Sasha Kuzevski

Personal information
- Full name: Sasha Stefan Kuzevski
- Date of birth: 27 March 2001 (age 25)
- Place of birth: Gosford, Australia
- Height: 1.75 m (5 ft 9 in)
- Position: Defender

Team information
- Current team: Blacktown City

Youth career
- 2013-2014: Central Coast Mariners
- 2015: APIA Leichhardt
- 2016: Marconi Stallions
- 2017-2024: Central Coast Mariners

Senior career*
- Years: Team / Apps / (Gls)
- 2022–2025: Central Coast Mariners / 23 / (0)
- 2026–: Blacktown City / 3 / (1)

= Sasha Kuzevski =

Australian association footballer

Sasha Kuzevski (born 27 March 2001) is an Australian professional soccer player who plays for Blacktown City in the National Premier Leagues NSW, having previously come through the youth academy and played for Central Coast Mariners.

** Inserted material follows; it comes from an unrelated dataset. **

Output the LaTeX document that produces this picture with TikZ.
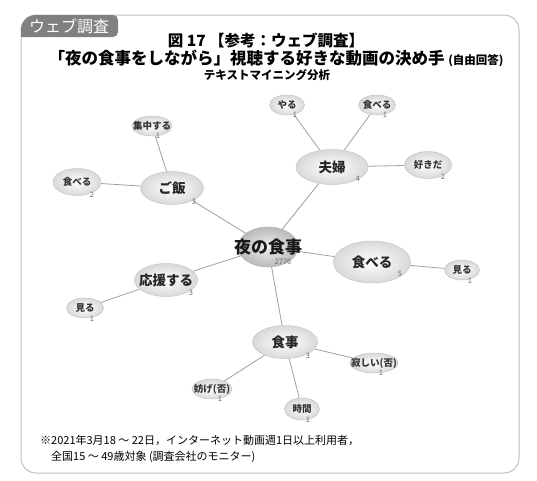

Kuzevski primarily plays as a wing back or anywhere on the right side of the pitch.

==Club career==
===Central Coast Mariners===
Kuzevski, a Central Coast native, joined the youth academy of local A-League club Central Coast Mariners at the age of 12. During his teenage years, Kuzevski spent time at APIA Leichhardt and Marconi Stallions before returning to the Mariners as a 16 year old.

Kuzevski worked his way up through the age groups of the Mariners academy, and was part of the team that won the U20s NPL2 Grand Final in 2020. In 2022, Kuzevski was part of the academy's first grade team which won the NSW League One premiership and achieved promotion to the National Premier Leagues NSW competition for the following season, and also played in the League One Grand Final at the end of that season, which the Mariners lost to St George City.

Kuzevski received a scholarship contract from the club to be part of their first team squad for the 2022-23 A-League season. Kuzevski made his A-League debut on 17 December 2022, in a home victory over Sydney FC, and a month later had his scholarship extended until the end of the season. That season turned out to be a highly successful one, as Kuzevski was part of the Mariners' 2022-23 championship winning squad.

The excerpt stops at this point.